Capt. Franklin Ellis382
Stockport, the smallest town in the county, was erected from the towns of Stuyvesant, Ghent, and Hudson, April 30, 1833. It received its name from Stockport, England, the native place of James Wild, at that time a prominent citizen of the town. Its location is in the western range of towns, north of the centre. Its greatest length is along the Hudson, which forms its western boundary. Its area comprises a little more than six thousand acres of land, whose general surface is elevated, although not mountainous. There are high hills along the Hudson, which slope eastward, forming table-lands of moderate height. Near the centre of the town the general level is broken by ridges, extending north and south, from which is afforded an attractive view of the country miles around. The soil is a fertile loam along the stream, somewhat slaty on the uplands in the central part, and clayey in the southern.
The sunny hill-sides on the Hudson seem especially adapted for fruit culture, and large vineyards abound. Near the mouth of Stockport creek are several containing more than forty acres each, whose yearly product aggregates more than one hundred tons of grapes.

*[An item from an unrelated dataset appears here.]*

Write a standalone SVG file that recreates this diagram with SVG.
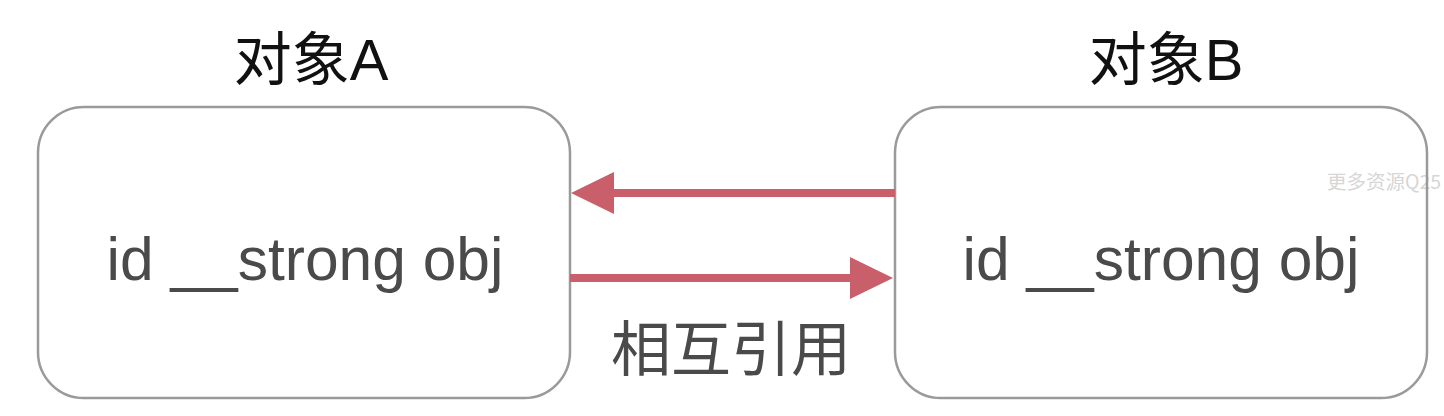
<svg xmlns="http://www.w3.org/2000/svg" width="1444" height="416" viewBox="0 0 1444 416">
<style>
.box{fill:#fff;stroke:#9a9a9a;stroke-width:2.5}
.title{font-family:"Liberation Sans","Noto Sans CJK SC",sans-serif;font-size:58px;fill:#111;text-anchor:middle}
.body{font-family:"Liberation Sans","Noto Sans CJK SC",sans-serif;font-size:60.5px;fill:#4a4a4a;text-anchor:middle}
.label{font-family:"Noto Sans CJK SC",sans-serif;font-size:60px;fill:#4a4a4a;text-anchor:middle}
.conn{stroke:#c95f6a;stroke-width:8;fill:none}
.head{fill:#c95f6a}
.wm{font-family:"Noto Sans CJK SC",sans-serif;font-size:19.5px;fill:#d6d6d6}
</style>
<rect width="1444" height="416" fill="#fff"/>
<text class="wm" x="1327" y="189">更多资源Q25</text>
<g id="nodeA">
<text class="title" x="311" y="80">对象A</text>
<rect class="box" x="38" y="107" width="532" height="291" rx="46" ry="46"/>
<text class="body" x="305" y="280">id __strong obj</text>
</g>
<g id="nodeB">
<text class="title" x="1166" y="80">对象B</text>
<rect class="box" x="895" y="107" width="532" height="291" rx="46" ry="46" fill-opacity="0"/>
<text class="body" x="1161" y="280">id __strong obj</text>
</g>
<g id="connectors">
<line class="conn" x1="895" y1="193" x2="610" y2="193"/>
<polygon class="head" points="571,193 614,172 614,214"/>
<line class="conn" x1="570" y1="278" x2="855" y2="278"/>
<polygon class="head" points="893,278 850,257 850,299"/>
<text class="label" x="731" y="371">相互引用</text>
</g>
</svg>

Stockport is remarkably well watered. Kinderhook creek enters the town from the northwest, and flows a little east of the centre, where it forms a junction with Claverack creek, which flows from the southeast. The united streams form Stockport (formerly Major Abram's) creek, which flows westward into the Hudson, having in its descent to the level of that stream several falls of considerable magnitude. The other streams have, in the town, falls whose aggregate height is more than one hundred and fifty feet; and natural water-power is afforded at Stottsville, Stockport, Chittenden's falls, and Columbiaville. This power has been judiciously utilized, giving Stockport great prominence as a manufacturing town, and forming the source of much wealth.